Another tradition in Sweden was the cemetery dances on Midsummer Eve Night and the Botvid Night were common in the old days on many places in southern Sweden. The young people gathered and danced, sang bawdy and scandalous songs and sometimes even made love on the cemetery. The origin of this tradition is duskily, but the cemetery is a place which is connected with both love and death. Complaints came from the bishop in Lund but to no avail. The tradition continued, for how long I don’t know though. The author Vilhelm Moberg has written about this in the book The Brides’ Spring.

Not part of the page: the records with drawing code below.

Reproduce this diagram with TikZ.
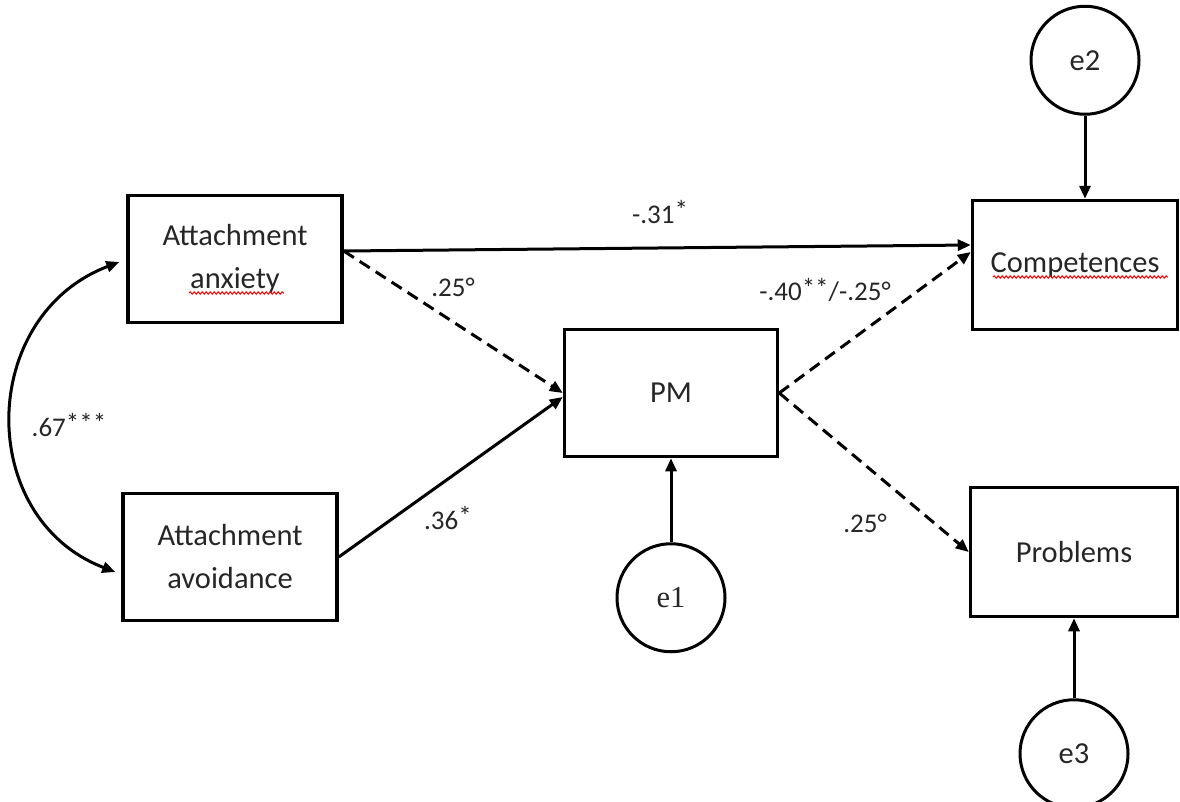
\documentclass[tikz,border=0pt]{standalone}
\usepackage{fontspec}
\setmainfont{Carlito}
\newfontfamily\eonefont{Liberation Serif}
\usetikzlibrary{positioning,arrows.meta,decorations.pathmorphing}

\newcommand\sig{\raisebox{.3ex}{*}}

\begin{document}
\begin{tikzpicture}[x=1pt, y=-1pt, node distance = 84pt,
    >={Triangle[length=13pt,width=11pt]},
    var/.style = {draw, line width=3.5pt, minimum width=214pt, minimum height=127pt,
                  align=center, text=black!85, font=\fontsize{30.5}{43}\selectfont},
    err/.style = {draw, circle, line width=3pt, minimum size=108pt, inner sep=0pt,
                  text=black!85, font=\fontsize{30.5}{36}\selectfont},
    path/.style = {line width=3pt, ->},
    dpath/.style = {path, dash pattern=on 12pt off 7pt},
    coef/.style = {text=black!85, font=\fontsize{27}{32}\selectfont},
    spell/.style = {red, line width=1pt, decorate,
                    decoration={snake, amplitude=1.2pt, segment length=4pt}}]

    \useasboundingbox (0,0) rectangle (1180,801);

    \node[var] (anx) at (235,259) {Attachment\\anxiety};
    \node[var] (avd) at (230,557) {Attachment\\avoidance};
    \node[var, minimum width=213pt] (pm) at (671,393) {PM};
    \node[var, minimum width=205pt, minimum height=129pt] (comp) at (1075,265) {Competences};
    \node[var, minimum width=207pt, minimum height=129pt] (prob) at (1074,552) {Problems};

    \node[err, below=of pm, font=\fontsize{30.5}{36}\eonefont] (e1) {e1};
    \node[err, above=83pt of comp, xshift=10pt] (e2) {e2};
    \node[err, below=80pt of prob] (e3) {e3};

    % paths
    \draw[path] ([yshift=8pt]anx.east) -- ([yshift=20pt]comp.west);
    \draw[dpath] ([yshift=8pt]anx.east) -- (pm.west);
    \draw[path] (avd.east) -- ([yshift=-4pt]pm.west);
    \draw[dpath] (pm.east) -- ([yshift=13pt]comp.west);
    \draw[dpath] (pm.east) -- (prob.west);

    \draw[path] (e1) -- (pm);
    \draw[path] (e2.south) -- (e2.south |- comp.north);
    \draw[path] (e3) -- (prob);

    % covariance
    \draw[line width=3pt, <->] ([xshift=-7pt,yshift=-3pt]anx.west)
        .. controls (-22,316) and (-25,518) .. ([xshift=-6pt,yshift=-15pt]avd.west);

    \node[coef] (c67) at (69,425) {.67\sig\sig\sig};
    \node[coef] (c31) at (660,212) {-.31\sig};
    \node[coef] (c25a) at (453,287) {.25°};
    \node[coef] (c36) at (448,518) {.36\sig};
    \node[coef] (c40) at (825,290) {-.40\sig\sig/-.25°};
    \node[coef] (c25b) at (865,523) {.25°};

    \draw[spell] (189,293) -- (284,293);
    \draw[spell] (993,277) -- (1168,277);

\end{tikzpicture}
\end{document}
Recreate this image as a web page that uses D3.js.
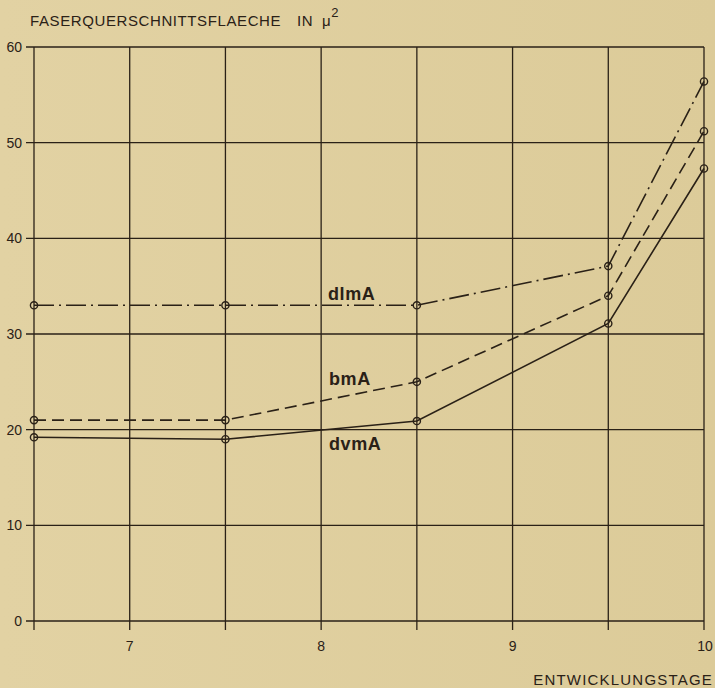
<!DOCTYPE html>
<html>
<head>
<meta charset="utf-8">
<script src="https://cdn.jsdelivr.net/npm/d3@7"></script>
<style>
    body { margin: 0; background: #e1d0a0; }
    svg { display: block; }
    text { font-family: "Liberation Sans", Arial, sans-serif; fill: #2a2117; }
</style>
</head>
<body>
<div id="chart-area"></div>
<script>
// Data
let stages = [6.5, 7.5, 8.5, 9.5, 10];
let dlmA = [33.0, 33.0, 33.0, 37.1, 56.4];
let bmA = [21.0, 21.0, 25.0, 34.0, 51.2];
let dvmA = [19.2, 19.0, 20.9, 31.1, 47.3];
let xTicks = [7, 8, 9, 10];
let yTicks = [0, 10, 20, 30, 40, 50, 60];

let series = [
    {name: "dlmA", values: dlmA, dash: "20,5,2,5", label: [328, 300]},
    {name: "bmA", values: bmA, dash: "12,6", label: [329, 385]},
    {name: "dvmA", values: dvmA, dash: null, label: [329, 450]}
];

let width = 715, height = 688;
let ink = "#2a2117";

let svg = d3.select("#chart-area").append("svg")
    .attr("width", width)
    .attr("height", height);

let x = d3.scaleLinear().domain([6.5, 10]).range([34, 704]);
let y = d3.scaleLinear().domain([0, 60]).range([621, 47]);

// background, slightly darker towards the right like the scan
let grad = svg.append("defs").append("linearGradient").attr("id", "bg");
grad.append("stop").attr("offset", "0%").attr("stop-color", "#e2d2a3");
grad.append("stop").attr("offset", "100%").attr("stop-color", "#dccb99");
svg.append("rect").attr("width", width).attr("height", height).attr("fill", "url(#bg)");

// grid: horizontal every 10, vertical every half day
let vLines = d3.range(6.5, 10.01, 0.5);
svg.append("g").selectAll("line.h")
    .data(yTicks)
    .enter().append("line")
    .attr("x1", x(6.5) - 8).attr("x2", x(10))
    .attr("y1", d => y(d)).attr("y2", d => y(d))
    .attr("stroke", ink).attr("stroke-width", 1.3);

svg.append("g").selectAll("line.v")
    .data(vLines)
    .enter().append("line")
    .attr("x1", d => x(d)).attr("x2", d => x(d))
    .attr("y1", y(60)).attr("y2", y(0) + 9)
    .attr("stroke", ink).attr("stroke-width", 1.3);

// tick labels
svg.append("g").selectAll("text")
    .data(yTicks)
    .enter().append("text")
    .attr("x", 22)
    .attr("y", d => y(d) + 5)
    .attr("text-anchor", "end")
    .style("font-size", "14px")
    .text(d => d);

svg.append("g").selectAll("text")
    .data(xTicks)
    .enter().append("text")
    .attr("x", d => d === 10 ? x(d) + 1 : x(d))
    .attr("y", 651)
    .attr("text-anchor", "middle")
    .style("font-size", "14px")
    .text(d => d);

// axis titles
let title = svg.append("text")
    .attr("x", 30)
    .attr("y", 26)
    .style("font-size", "15px")
    .style("letter-spacing", "0.6px");
title.append("tspan").text("FASERQUERSCHNITTSFLAECHE");
title.append("tspan").attr("x", 297).text("IN");
title.append("tspan").attr("x", 322).text("μ");
title.append("tspan").attr("dy", -9).style("font-size", "13px").text("2");

svg.append("text")
    .attr("x", 713)
    .attr("y", 685)
    .attr("text-anchor", "end")
    .style("font-size", "15px")
    .style("letter-spacing", "1.2px")
    .text("ENTWICKLUNGSTAGE");

// lines
let line = d3.line()
    .x((d, i) => x(stages[i]))
    .y(d => y(d));

series.forEach(s => {
    svg.append("path")
        .attr("d", line(s.values))
        .attr("fill", "none")
        .attr("stroke", ink)
        .attr("stroke-width", 1.6)
        .attr("stroke-dasharray", s.dash);

    svg.append("g").selectAll("circle")
        .data(s.values)
        .enter().append("circle")
        .attr("cx", (d, i) => x(stages[i]))
        .attr("cy", d => y(d))
        .attr("r", 3.6)
        .attr("fill", "none")
        .attr("stroke", ink)
        .attr("stroke-width", 1.4);

    svg.append("text")
        .attr("x", s.label[0])
        .attr("y", s.label[1])
        .style("font-size", "18px")
        .style("font-weight", "bold")
        .style("letter-spacing", "0.6px")
        .text(s.name);
});
</script>
</body>
</html>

The church wasn’t always the sacred place that we might think. Our ancestors danced on every party. They danced at the harvest and feasts and even at the wake. The reason was that it was not only pleasant but necessary. It was important, during the wake, that the deceased would resume dead and not return (ghost). They tried to conjure up the deceased so that wouldn’t happen. If the relatives and friends also could give the fresh body a nice last moment before he or she forever was put in the earth, so much better. But the church didn’t agree. The exhilarated dances at the wake met a stern destiny. The phenomenon was banned in Norway (1607), Denmark (1656) and Sweden (1644).

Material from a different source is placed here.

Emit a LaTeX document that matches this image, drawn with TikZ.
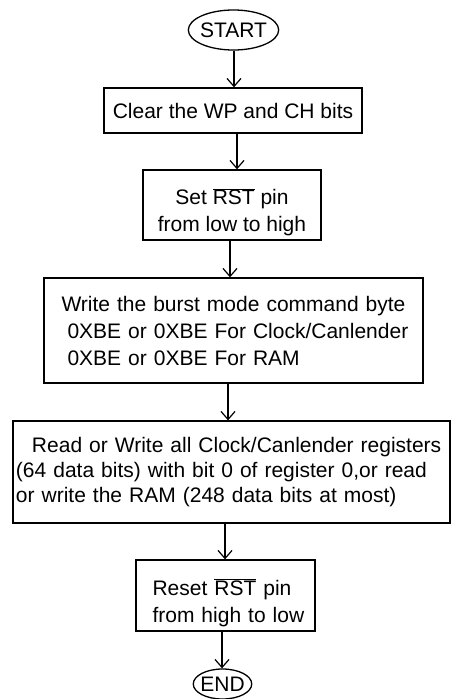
\documentclass[tikz,border=0pt]{standalone}
\usepackage{fontspec}
\setmainfont{Liberation Sans}
\usetikzlibrary{shapes.geometric,arrows.meta}

\begin{document}
\begin{tikzpicture}[x=1pt,y=-1pt,font=\fontsize{21}{27}\selectfont,
  blk/.style={draw,rectangle,line width=1.3pt,inner ysep=0pt},
  term/.style={draw,ellipse,line width=1.3pt,inner xsep=-1.5pt,inner ysep=0pt},
  arr/.style={line width=1.2pt,-{Straight Barb[length=8pt,width=14pt]}}]
\useasboundingbox[fill=white] (0,0) rectangle (452,699);
\node[term,minimum height=40pt] (start) at (233.5,30) {START};
\node[blk,minimum width=258pt,minimum height=45pt,align=center] (clear) at (233,110.5)
   {Clear the WP and CH bits};
\node[blk,minimum width=178pt,minimum height=70pt,align=center] (setpin) at (232,205)
   {\rule{0pt}{31pt}Set $\overline{\mbox{RST}}$ pin\\from low to high};
\node[blk,minimum width=379pt,minimum height=105pt,text width=350pt,inner xsep=14.5pt,align=left] (burst) at (233.5,330.5)
   {\hspace*{3pt}Write the burst mode command byte\\
    \hspace*{9pt}0XBE or 0XBE For Clock/Canlender\\
    \hspace*{9pt}0XBE or 0XBE For RAM};
\node[blk,minimum width=437pt,minimum height=102pt,text width=431pt,inner xsep=3pt,align=left,
   font=\fontsize{21}{25}\selectfont] (access) at (231.5,472)
   {\hspace*{16pt}Read or Write all Clock/Canlender registers\\
    (64 data bits) with bit 0 of register 0,or read\\
    or write the RAM (248 data bits at most)};
\node[blk,minimum width=179pt,minimum height=71pt,text width=160pt,inner xsep=9.5pt,align=left] (resetpin) at (225.5,595.5)
   {\rule{0pt}{31pt}\hspace*{7pt}Reset $\overline{\mbox{RST}}$ pin\\
    \hspace*{7pt}from high to low};
\node[term,minimum height=30pt] (stop) at (222.5,684) {END};
\foreach \a/\b/\dx in {start/clear/0.5,clear/setpin/4,setpin/burst/-2,burst/access/-5.5,access/resetpin/-6.5,resetpin/stop/-3.5}
   \draw[arr] ([xshift=\dx pt]\a.south) -- ([xshift=\dx pt]\a.south |- \b.north);
\end{tikzpicture}
\end{document}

But our ancestors in Sweden had been the centre of the church’s interest 300 years earlier. On a bishop meeting in Slesvig (1222) promulgated the papal legate Gregorious de Crescentio an edict that banned ring dance, games, drama and scuffle in the church buildings, something that clearly shows what the Scandinavians thought was fun and natural to do.

But the complaints continued. People were sitting on the organ loft; played cards and spitted on the people sitting in the benches under the loft. Church visitors consumed alcohol outside the church and some even threw up in the church and some fell asleep. This was the situation in the area where our ancestors and relatives lived around 1750. Even the priest was not immune. There were indications that he was unfaithful and broke against the church’s own rules, however he got support from some people in the community and one of them was our ancestor, Nils Andersson, which is rather interesting especially when you consider what the priest was accused of.

From 1731 farmers who paid an extra tax were allowed to hooch or moonshine for so-called “household requirements”. There were also speakeasies in Torsås too. I’ll see if I can come up with some pictures of the Lucia celebration in Sweden on 13th December.